I picked Chef Janos Wilder up shortly after 11 a.m. today at his restaurant Downtown Kitchen + Cocktails, and we headed south in search of street food. We’d never met before and had no plan other than two empty stomachs and a bit of food-truck fever to contend with.
Sonoran hot dogs, street-vendor corn and other roadside foods have popped up at Wilder’s restaurants, but his yen for street food runs deeper than that. He once ran a food truck out of his original downtown restaurant—he laughs out loud and beams while describing the tricked-out truck that didn't work out—and is credited with helping El Guero Canelo grow from a tiny food trailer into a thriving business.
Why does Janos Wilder— author, chef, James Beard Award winner and owner of three acclaimed Tucson eateries — care about street food? And, more than that, why is he willing to drive around in some food writer’s un-air-conditioned and unkempt truck in triple-digit heat to talk about it?
“Because I love it,” says Wilder, in between bites of a tostada at our first stop, food truck Mariscos El Primo on the corner of Sixth Avenue and Aviation Drive. “Because the food is totally worthy, and it’s good, and it’s cheap, and it’s the food people eat every day.”
Wilder pointed out that the seafood tostadas we were eating were less than $3 and left little to be desired. “The octopus is tender; the tostada is good. The tomato is fine. Sure, some of it may be frozen, but all the ingredients are fresh and balanced.”
It was getting hotter, and we needed refreshments, so we headed to food trailer Primavera Raspados and Hotdogs.
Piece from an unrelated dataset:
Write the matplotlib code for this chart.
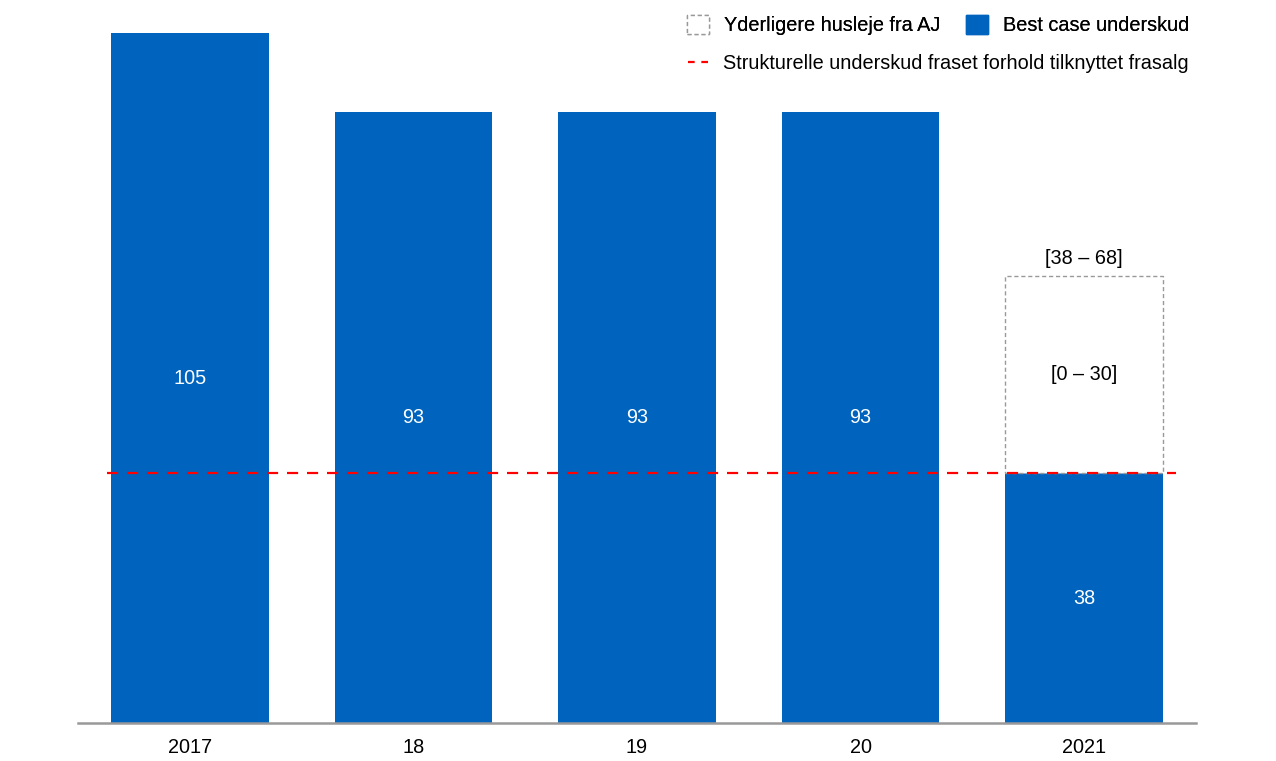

Downing a pineapple and mango version, Wilder said he’s thinking about adding raspados to the menu at Downtown Kitchen + Cocktails. He’d also like to do a version of tostinos preparados, a Mexican street food that is basically a bag of chips cut open and covered with condiments.
Can I just say that standing in a parking lot on Ajo Way with traffic going by and Janos Wilder going off on the virtues of street food is, well, a lot of fun? His eyes get wide when he talks about the first Sonoran hot dog he ate ("I said, 'This is really something. This is something that is identifiable as being from this region.'"), and he’s got stories for days about tiny taco stands and going “carting,” or hopping from food truck to food truck in search of good eats.
Winding our way through the streets of South Tucson, Wilder spoke of pork tacos and other roadside meals he’s had over the years. Then he spoke of $30 plates of beef cheeks, guiding top-notch restaurants to high acclaim and fine French cuisine, and how it all fills a common space in his culinary mind.
“I’ve always considered demystifying food as part of my job,” said Wilder. “Part of that job is also to demystify street food and to show people, just like with the fancy stuff, that there’s nothing to be afraid of.”
We made one more stop for jerk chicken and oxtail stew at food truck D Island Grill JA, on the corner of Grant Road and Sixth Avenue. The drink of the day was sorrel-ginger. Wilder had to be at a meeting. I rushed one last question.
"So, how would you say all these food trucks fit into Tucson food culture?"
“It’s like the bass note. It keeps the rhythm moving in a sense, and it plays a huge economic role, too,” says Wilder. “This is immediate, inexpensive food that pulls from the culture and heritage of regular people. It becomes folk food, in a sense.”